Nurlan Bizhanov, a Deputy Prosecutor of East Kazakhstan Region, warned local officials in mid-September about the "activity of non-traditional religious movements which is not declining". Bizhanov identified Grace Church, New Life Church, the Baptists and Jehovah's Witnesses. He insisted that "new forms and methods of countering religious activity by non-traditional religious movements need to be prepared and implemented, based on the coordination of efforts by all local executive, justice, special and plenipotentiary state organs, together with civil society institutions". The instruction came in a secret mid-September letter – seen by Forum 18 News Service – though officials categorically denied to Forum 18 that the letter exists. Meanwhile, police in Pavlodar Region appear to be trying to close down a Protestant-run rehabilitation centre which they raided in July.

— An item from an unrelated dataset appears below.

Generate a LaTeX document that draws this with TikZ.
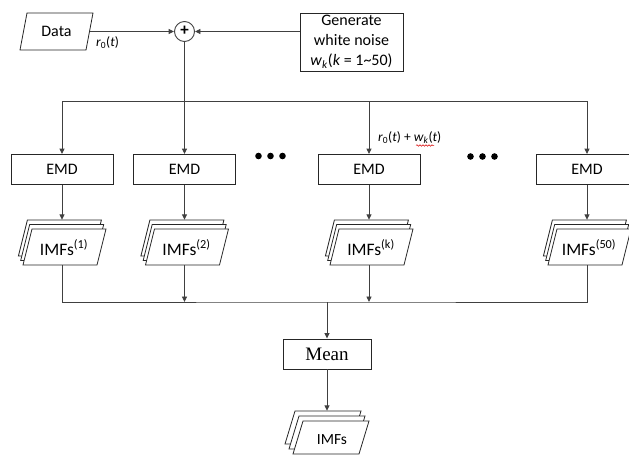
\documentclass[tikz,border=0pt]{standalone}
\usepackage{fontspec}
\setmainfont{Carlito}
\newfontfamily\meanfont{Liberation Serif}
\usetikzlibrary{arrows.meta,decorations.pathmorphing}
\newcommand\imfstack[4]{%
 \begin{scope}[shift={(#2,#3)}]
  \foreach \dx/\dy in {-2.1/-4.5,0.2/0,2.5/4.5}
    \draw[stk] ({\dx-32.5},{\dy-18}) -- ({\dx+41.5},{\dy-18}) -- ({\dx+32.5},{\dy+18}) -- ({\dx-41.5},{\dy+18}) -- cycle;
  \node[inner sep=0pt, minimum width=80pt, minimum height=45pt] (#1) at (0,0) {};
  \node[font=\fontsize{17.5}{20}\selectfont, inner sep=0pt] (#1t) at (2,5) {IMFs\textsuperscript{#4}};
 \end{scope}}
\begin{document}
\begin{tikzpicture}[x=1pt,y=-1pt,
  box/.style={draw=black!85, line width=0.9pt, fill=white, minimum width=102pt, minimum height=30pt, inner sep=0pt, font=\fontsize{16}{19}\selectfont},
  conn/.style={draw=black!75, line width=0.9pt},
  arr/.style={conn, -{Triangle[length=5.5pt,width=5pt]}},
  stk/.style={draw=black!85, fill=white, line width=0.8pt},
  dotc/.style={circle, fill=black, inner sep=0pt, minimum size=6.6pt},
  lab/.style={font=\fontsize{13.5}{15}\selectfont, inner sep=0pt}
]
\useasboundingbox (0,0) rectangle (629,456);
\clip (0,0) rectangle (629,456);

% Data
\draw[stk] (20,50) -- (27,13) -- (93,13) -- (86,50) -- cycle;
\node[inner sep=0pt, minimum width=67pt, minimum height=37pt, font=\fontsize{16}{19}\selectfont] (data) at (56.5,31.5) {Data};

% plus
\node[circle, draw=black!75, line width=0.9pt, minimum size=20pt, inner sep=0pt, font=\fontsize{17}{17}\selectfont\bfseries] (plus) at (184.5,31.5) {\raisebox{0.5pt}{+}};

% generate
\node[box, minimum width=103pt, minimum height=58pt, align=center, font=\fontsize{16}{20}\selectfont] (gen) at (351.5,42) {Generate\\white noise\\\textit{w}\textsubscript{\textit{k}}(\textit{k} = 1\textasciitilde50)};

\draw[arr] (data.east) -- (plus.west);
\draw[arr] (gen.west |- plus.east) -- (plus.east);
\node[lab, anchor=west] (lab0) at (96,43) {\textit{r}\textsubscript{0}(\textit{t})};

% EMD boxes
\node[box] (emd1) at (62,169.5) {EMD};
\node[box] (emd2) at (184.5,169.5) {EMD};
\node[box] (emd3) at (369,169.5) {EMD};
\node[box] (emd4) at (587,169.5) {EMD};

\coordinate (bus) at (184.5,101);
\draw[arr] (plus.south) -- (emd2.north);
\draw[arr] (bus) -| (emd1.north);
\draw[arr] (bus) -| (emd3.north);
\draw[arr] (bus) -| (emd4.north);
\node[lab, anchor=west] (lab1) at (378,137.5) {\textit{r}\textsubscript{0}(\textit{t}) + \textit{w}\textsubscript{\textit{k}}(\textit{t})};
\draw[red!85!black, line width=0.5pt, decorate, decoration={snake, amplitude=0.8pt, segment length=3pt}] (416,145.5) -- (434,145.5);

% dots
\node[dotc] (d1) at (258.5,156) {};
\node[dotc] (d2) at (270.5,156) {};
\node[dotc] (d3) at (282.5,156) {};
\node[dotc] (d4) at (470.5,156.5) {};
\node[dotc] (d5) at (482.5,156.5) {};
\node[dotc] (d6) at (494.5,156.5) {};

% stacks
\imfstack{s1}{62}{242.5}{(1)}
\imfstack{s2}{184.5}{242.5}{(2)}
\imfstack{s3}{369}{242.5}{(k)}
\imfstack{s4}{587}{242.5}{(50)}

\draw[arr] (emd1.south) -- (s1.north);
\draw[arr] (emd2.south) -- (s2.north);
\draw[arr] (emd3.south) -- (s3.north);
\draw[arr] (emd4.south) -- (s4.north);

% Mean
\node[box, minimum width=88pt, minimum height=30pt, font=\meanfont\fontsize{19}{22}\selectfont] (mean) at (327,354) {Mean};

\coordinate (mbus) at (327,302);
\draw[conn] (s1.south) |- (mbus) -| (s4.south);
\draw[arr] (s2.south) -- (s2.south |- mbus);
\draw[arr] (s3.south) -- (s3.south |- mbus);
\draw[arr] (mbus) -- (mean.north);

% final stack
\begin{scope}[shift={(331,437.5)}]
  \foreach \dx/\dy in {-8/-10,-4/-5,0/0}
    \draw[stk] ({\dx-28},{\dy-16.5}) -- ({\dx+38},{\dy-16.5}) -- ({\dx+28},{\dy+16.5}) -- ({\dx-38},{\dy+16.5}) -- cycle;
  \node[font=\fontsize{15.5}{19}\selectfont, inner sep=0pt] (fint) at (1,2.5) {IMFs};
\end{scope}
\node[inner sep=0pt, minimum width=80pt, minimum height=42pt] (fin) at (327,432) {};
\draw[arr] (mean.south) -- (fin.north);
\end{tikzpicture}
\end{document}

Kazakhstan's human rights record will be scrutinised at the United Nations in Geneva on 30 October.
10 October 2014
KAZAKHSTAN: Ten days' imprisonment for "extremist" book
Vyacheslav Cherkasov and Zhasulan Alzhanov began ten-day prison terms in Kazakhstan's Akmola Region on 6 October for offering passers-by on the street a book which a religious "expert analysis" controversially claimed contains "elements inciting religious hatred and discord", Forum 18 News Service has learnt. They were each also fined about four months' average wages. Forum 18 has been unable to find out if the book "Jesus: More than a Prophet" has been banned by a court. In February an Astana court banned as "extremist" a book at least partly written by Salafi Muslim Mohammed ibn Abdul-Wahhab. Such court hearings are unannounced, making it impossible to challenge them. Nor are such bans publicised. Jehovah's Witnesses have failed in all their legal challenges against bans on importing 14 of their publications. Despite official assertions that state-imposed bans are not based on theological assessments, Kazakh and Russian language booklets were banned because they "reject the fundamental teachings of Christianity".
8 October 2014
KAZAKHSTAN: Fourteenth known 2014 short-term prison term
Anatoly Stakhnev's 10-day prison term in July and Nikolai Novikov's five-day term in August bring to 14 the number of known short-term prisoners of conscience in 2014 jailed for refusing to pay earlier fines imposed in punishment for refusing to seek state permission to exercise the right to freedom of religion or belief, Forum 18 News Service notes. Husband and wife Vladimir and Regina Milintsov were fined two months' average wages each in late September for talking to passers-by on the street about their faith. When prisoners of conscience complained about such administrative penalties to Kazakhstan's presidentially-appointed Human Rights Ombudsperson, Askar Shakirov, his response was "to explain the norms of national legislation on religious activity and the necessity of observing them", he noted in his report for 2013. The government ignored a January request from five United Nations Special Rapporteurs to end punishments for "alleged illegal missionary activity", police raids on religious communities and bans on religious publications.
1 October 2014
UZBEKISTAN: No imam? No prayers
Members of the Toshkuprik Mosque in Samarkand Region's Pakhtachi District were effectively banned from holding Friday prayers from 8 August onwards, Forum 18 News Service has learnt. They were told they could not choose one of their number to lead prayers in the absence of their Muslim Board-appointed Imam and one community member lamented to Radio Free Europe's Uzbek Service that the authorities ban prayers in private homes. Uzbekistan's Deputy Chief Mufti, Abdulaziz Mansurov, insisted to Forum 18: "Please, do not exaggerate - this is not a big problem." In defiance of Uzbekistan's Constitution and published laws, the state enforces a Muslim Board monopoly on all Muslim activity. Mansurov admitted that the Board appoints all Chief Imams of the regions with the consent of the government's Religious Affairs Committee. Meanwhile, secret police and Anti-Terrorism Police officers raided a Baptist community in Andijan as they held a meeting for Sunday worship. They threatened to seize the three children of a widow who lives in the private house where the church was meeting, as well as the house.
29 September 2014
TURKMENISTAN: Freed after four weeks, but court "failed to correct an injustice"
After nearly four weeks' imprisonment, during which Bibi Rahmanova suffered "severe physical abuse", she was released from prison in Dashoguz in northern Turkmenistan on 2 September. But her conviction on charges she strongly denies of assaulting a police officer still stands, and she can within the next four years only leave her home city with state permission, according to the decision seen by Forum 18 News Service. No action has been taken against officials who assaulted her and her husband and detained her four-year old child. Rahmanova's release from prison leaves nine other individuals known to be in prison because of their faith. Six are conscientious objectors to compulsory military service (all Jehovah's Witnesses). Two other Jehovah's Witnesses are imprisoned on charges their fellow Jehovah's Witnesses insist were fabricated. One Protestant is in prison on charges his fellow Protestants say should not have led to imprisonment. Murad Atabaev of Parliament's Committee on the Protection of Human Rights claimed that a proposed Alternative Service Law had been drafted in 2013 but that he had not seen the text. "When it will be adopted – I don't know," he told Forum 18.